WSU Extension is home to Washington State 4-H Youth Development, Master Gardeners, and supports agricultural, natural resource, and family and consumer science programs. For Linda McLean, enrolled Colville Tribal member and Colville Reservation Extension’s new director, these programs have been close to her heart and a huge part of her life since she was young.
Growing up on the Colville Reservation in the Keller district, she was actively involved in 4-H for 10 years. Now she, along with her family, raises beef cattle and dry-land grain crops, applying what she learned in 4-H and through Extension research to her family’s ranching operation. Her own children are also 4-H alumni. She knows that their 4-H participation enabled them to learn valuable life skills needed to become caring, contributing citizens.
“As we celebrate 100 years of Extension, it is fitting that we start out the next 100 years by having our office designated as a self-directing Extension office,” she said.

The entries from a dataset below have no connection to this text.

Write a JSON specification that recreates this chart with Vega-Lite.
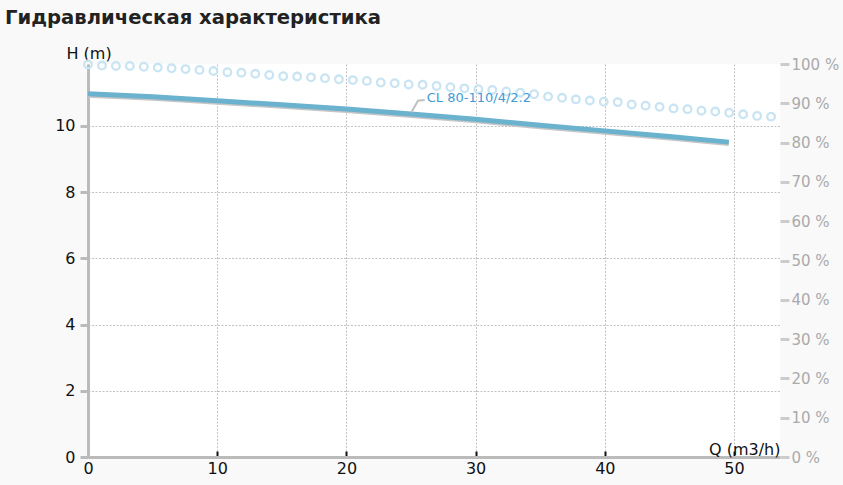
{
  "$schema": "https://vega.github.io/schema/vega-lite/v6.json",
  "autosize": {"type": "none"},
  "padding": {"left": 88, "top": 64, "right": 63, "bottom": 28},
  "width": 692,
  "height": 393,
  "background": "#f9f9f9",
  "title": {
    "text": "Гидравлическая характеристика",
    "anchor": "start",
    "frame": "group",
    "dx": -83,
    "offset": 16,
    "fontSize": 19.6,
    "fontWeight": "bold",
    "color": "#222222",
    "font": "DejaVu Sans"
  },
  "datasets": {
    "pump": [
      {"Q": 0, "H": 10.97},
      {"Q": 5, "H": 10.88},
      {"Q": 10, "H": 10.76},
      {"Q": 15, "H": 10.64},
      {"Q": 20, "H": 10.51},
      {"Q": 25, "H": 10.36},
      {"Q": 30, "H": 10.2},
      {"Q": 35, "H": 10.02},
      {"Q": 40, "H": 9.85},
      {"Q": 45, "H": 9.68},
      {"Q": 49.6, "H": 9.51}
    ],
    "eff": [
      {"Q": 0, "E": 99.9}, {"Q": 1.08, "E": 99.6}, {"Q": 2.16, "E": 99.5},
      {"Q": 3.24, "E": 99.5}, {"Q": 4.32, "E": 99.3}, {"Q": 5.4, "E": 99.1},
      {"Q": 6.47, "E": 98.9}, {"Q": 7.55, "E": 98.7}, {"Q": 8.63, "E": 98.5},
      {"Q": 9.71, "E": 98.2}, {"Q": 10.79, "E": 97.9}, {"Q": 11.87, "E": 97.8},
      {"Q": 12.95, "E": 97.5}, {"Q": 14.03, "E": 97.2}, {"Q": 15.11, "E": 96.9},
      {"Q": 16.19, "E": 96.8}, {"Q": 17.26, "E": 96.6}, {"Q": 18.34, "E": 96.4},
      {"Q": 19.42, "E": 96.1}, {"Q": 20.5, "E": 95.9}, {"Q": 21.58, "E": 95.7},
      {"Q": 22.66, "E": 95.3}, {"Q": 23.74, "E": 95.1}, {"Q": 24.82, "E": 94.8},
      {"Q": 25.9, "E": 94.7}, {"Q": 26.98, "E": 94.4}, {"Q": 28.05, "E": 94.1},
      {"Q": 29.13, "E": 93.8}, {"Q": 30.21, "E": 93.6}, {"Q": 31.29, "E": 93.4},
      {"Q": 32.37, "E": 93.0}, {"Q": 33.45, "E": 92.7}, {"Q": 34.53, "E": 92.3},
      {"Q": 35.61, "E": 91.7}, {"Q": 36.69, "E": 91.4}, {"Q": 37.76, "E": 91.0},
      {"Q": 38.84, "E": 90.7}, {"Q": 39.92, "E": 90.4}, {"Q": 41.0, "E": 90.3},
      {"Q": 42.08, "E": 89.7}, {"Q": 43.16, "E": 89.4}, {"Q": 44.24, "E": 89.1},
      {"Q": 45.32, "E": 88.7}, {"Q": 46.4, "E": 88.5}, {"Q": 47.48, "E": 88.1},
      {"Q": 48.55, "E": 87.9}, {"Q": 49.63, "E": 87.6}, {"Q": 50.71, "E": 87.2},
      {"Q": 51.79, "E": 86.8}, {"Q": 52.87, "E": 86.6}
    ],
    "leader": [
      {"Q": 25.03, "H": 10.41, "o": 0},
      {"Q": 25.54, "H": 10.76, "o": 1},
      {"Q": 26.06, "H": 10.78, "o": 2}
    ],
    "label": [
      {"Q": 26.22, "H": 10.84, "name": "CL 80-110/4/2.2"}
    ]
  },
  "config": {
    "font": "DejaVu Sans",
    "view": {"fill": "white", "stroke": null}
  },
  "layer": [
    {
      "data": {"name": "eff"},
      "mark": {"type": "point", "shape": "circle", "filled": false, "size": 58, "strokeWidth": 2.3, "color": "#c9e4f2", "opacity": 1},
      "encoding": {
        "x": {
          "field": "Q", "type": "quantitative",
          "scale": {"domain": [0, 53.56], "nice": false, "zero": false},
          "axis": {
            "values": [0, 10, 20, 30, 40, 50],
            "title": "Q (m3/h)",
            "titleX": 692, "titleY": -3,
            "titleAlign": "right", "titleBaseline": "alphabetic",
            "titleFontSize": 16, "titleFontWeight": "normal", "titleColor": "#111111",
            "labelFontSize": 16, "labelColor": "#111111", "labelPadding": 9,
            "labelFlush": false,
            "domainColor": "#bbbbbb", "domainWidth": 3,
            "tickColor": "#111111", "tickWidth": 2, "tickSize": -6,
            "grid": true, "gridColor": "#c2c2c2", "gridDash": [2, 1.5], "gridWidth": 1
          }
        },
        "y": {
          "field": "E", "type": "quantitative",
          "scale": {"domain": [0, 100], "nice": false},
          "axis": {
            "orient": "right",
            "values": [0, 10, 20, 30, 40, 50, 60, 70, 80, 90, 100],
            "labelExpr": "datum.value + ' %'",
            "title": null, "domain": false, "grid": false,
            "tickColor": "#cccccc", "tickWidth": 3, "tickSize": 9,
            "labelPadding": 2, "labelFontSize": 15, "labelColor": "#aaaaaa"
          }
        }
      }
    },
    {
      "layer": [
        {
          "data": {"name": "pump"},
          "mark": {"type": "line", "color": "#c6c6c6", "strokeWidth": 5, "yOffset": 1.5},
          "encoding": {
            "x": {"field": "Q", "type": "quantitative"},
            "y": {
              "field": "H", "type": "quantitative",
              "scale": {"domain": [0, 11.87], "nice": false},
              "axis": {
                "orient": "left",
                "values": [0, 2, 4, 6, 8, 10],
                "title": "H (m)",
                "titleAngle": 0, "titleX": -22, "titleY": -11,
                "titleAlign": "left", "titleBaseline": "middle",
                "titleFontSize": 16, "titleFontWeight": "normal", "titleColor": "#111111",
                "labelFontSize": 16, "labelColor": "#111111", "labelPadding": 5,
                "domainColor": "#bbbbbb", "domainWidth": 3,
                "tickColor": "#bbbbbb", "tickWidth": 3, "tickSize": 8,
                "grid": true, "gridColor": "#c2c2c2", "gridDash": [2, 1.5], "gridWidth": 1
              }
            }
          }
        },
        {
          "data": {"name": "pump"},
          "mark": {"type": "line", "color": "#6ab2cd", "strokeWidth": 5},
          "encoding": {
            "x": {"field": "Q", "type": "quantitative"},
            "y": {"field": "H", "type": "quantitative"}
          }
        },
        {
          "data": {"name": "leader"},
          "mark": {"type": "line", "color": "#c0c0c0", "strokeWidth": 2},
          "encoding": {
            "x": {"field": "Q", "type": "quantitative"},
            "y": {"field": "H", "type": "quantitative"},
            "order": {"field": "o"}
          }
        },
        {
          "data": {"name": "label"},
          "mark": {"type": "text", "align": "left", "baseline": "middle", "fontSize": 13, "color": "#3f9bd6"},
          "encoding": {
            "x": {"field": "Q", "type": "quantitative"},
            "y": {"field": "H", "type": "quantitative"},
            "text": {"field": "name"}
          }
        }
      ]
    }
  ],
  "resolve": {"scale": {"y": "independent"}}
}
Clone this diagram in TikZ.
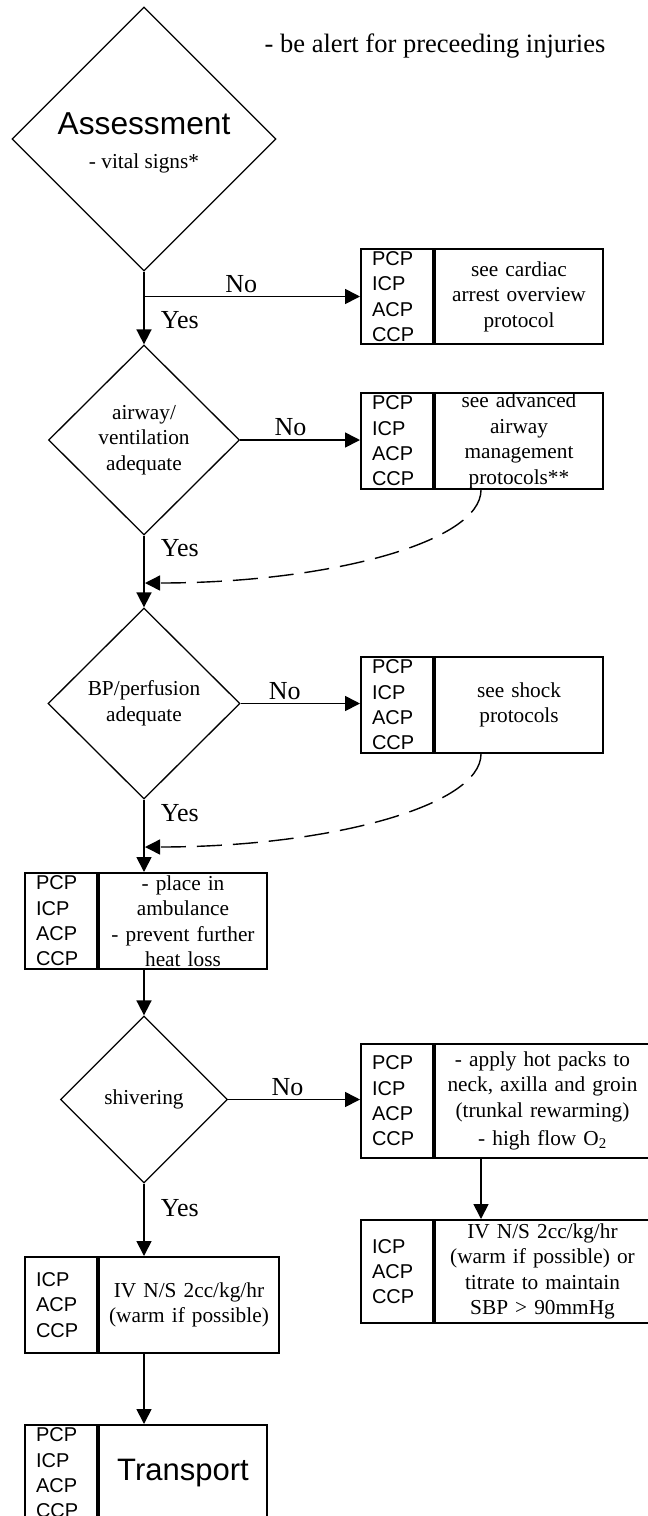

On July 24, the office hosted a gathering of nearly a hundred attendees including Colville Tribal council members, the WSU Provost and Provost’s Tribal Liaison, WSU alumni, extension directors and educators, donors, and community members in Nespelem to celebrate the 40th Extension office in the state.
For the past 25 years, WSU and the Colville Confederated Tribes have been working together to support families, farmers, and youth through Extension programs in Ferry and Okanogan counties, said WSU Extension Tribal Liaison, Dan Fagerlie. He shared a story that a tribal elder once told him about how a seedling that grows under a tree looks protected by the mother tree, but it grows up spindly. It needs to be out on its own in the rain and wind to grow up strong on its own.
“Now tribal extension is no longer a branch office, but out on its own,” Fagerlie said. “It’s grown it’s own roots and now it’s self-directing. As a self-directing office, the director will work with the tribal council and leaders, along with help from WSU, to determine what the priorities are and what the program will look like in the future.”
Provost Dan Bernardo, previously the Dean of the College of Agriculture, Human, and Natural Resources and director of Extension, also attended the celebration, sharing WSU’s commitment to inclusivity and educating the people of Washington state from different incomes and racial backgrounds. He said about 38 percent of this year’s incoming class will be students of color and nearly 44 percent will be first generation college students.
Rich Koenig, extension director also congratulated McLean, Fagerlie, and other partners on their commitment to seeing the process through.
“Truly, it is a historic moment to officially designate this office as the 40th member of the WSU extension network,” Koenig said at the event.
Fagerlie, who has been working with the tribes for the past 34 years, gave thanks to WSU leadership which also included WSU Tribal Liaison, Barb Aston; State 4-H Director Pat Boyes, the Colville Confederated Tribal Council, and the private donor who have made the self-directed extension office possible.